Personal Injury Lawyer Versus the Insurance Company: Tactics
Obtaining compensation for serious injuries is similar to playing chess. What are the similarities? Well, in both situations, there are tactics (or short term plays) which are executed in an effort to win (in chess, the object is to checkmate the king; in a personal injury case, the object is to receive the maximum compensation). The major difference is that in chess games, the end result is usually not too important. In personal injury cases, the end result can be the most important thing in that injury victim’s life.
So what are the tactics? First, there is the insurance company’s tactic of delay. Delay is a very strong tactic for three reasons. First, insurance companies know that if they delay an accident victim’s case long enough, it is more likely that the injury victim will accept a lower amount since they will more likely be in greater need of money. Second, by delaying a payout, insurers get to earn money on injury victim’s payouts for longer periods of time. Third, it is more likely that a negative intervening event (such as a second car accident occurs), so that the insurer can say that the injuries being advocated by the personal injury lawyer are not related to the lawsuit in question.
Second, another tactic is when the personal injury lawyer does not admit liability. Frequently, insurers will offer to admit liability (which means they admit fault), in return for the claim by the personal injury lawyer to be limited to the policy limits. While this might sound good (after all, why shouldn’t the insurer admit liability when their client rear ended someone in a car accident), it is frequently not a good tactic for the personal injury lawyer to accept this deal. The reason is that if the personal injury lawyer accepts this deal, he or she will not be able to argue the almost guaranteed winning point that his/her client is not at fault. For instance, could you imagine how ridiculous an insurance company’s defence lawyer will look to a juror when he/she tries to argue that the defendant is not at fault for a car accident when the defendant rear ended the injury victim’s car.

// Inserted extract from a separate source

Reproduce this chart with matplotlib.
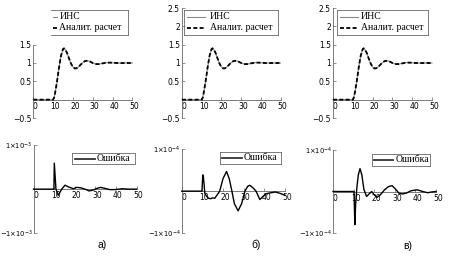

Third, another tactic used by an insurance company is to use leading questions when questioning an injury victim in an examination called a discovery. For instance, during questioning, instead of asking a person if he/she was injured as a result of the car accident, the question might be something like, “I guess you didn’t have to go by ambulance because the injury wasn’t so serious?” This invites the injury victim to agree with this loaded question. (Personal injury lawyer hopefully warns their injured clients about these kinds of leading questions.)
Fourth, surveillance is a tactic frequently used to discredit an injury victim. For instance, the insurance company may hire an investigator to follow someone for days, months or years to try to get footage that suggests a person is able to do a vigorous or athletic activity. They will then use leading questions to try to get an injury victim to agree that he/she is unable to do something (for example, gardening) after the car accident. Then, the insurer will use the surveillance to contradict the injured person’s testimony to suggest the injury victim should not be believed about anything at all.
It is important that a personal injury lawyer is familiar with the possible tactics used in personal injury cases such as car accidents in order to prevent insurers from minimizing seriously injured people’s claims.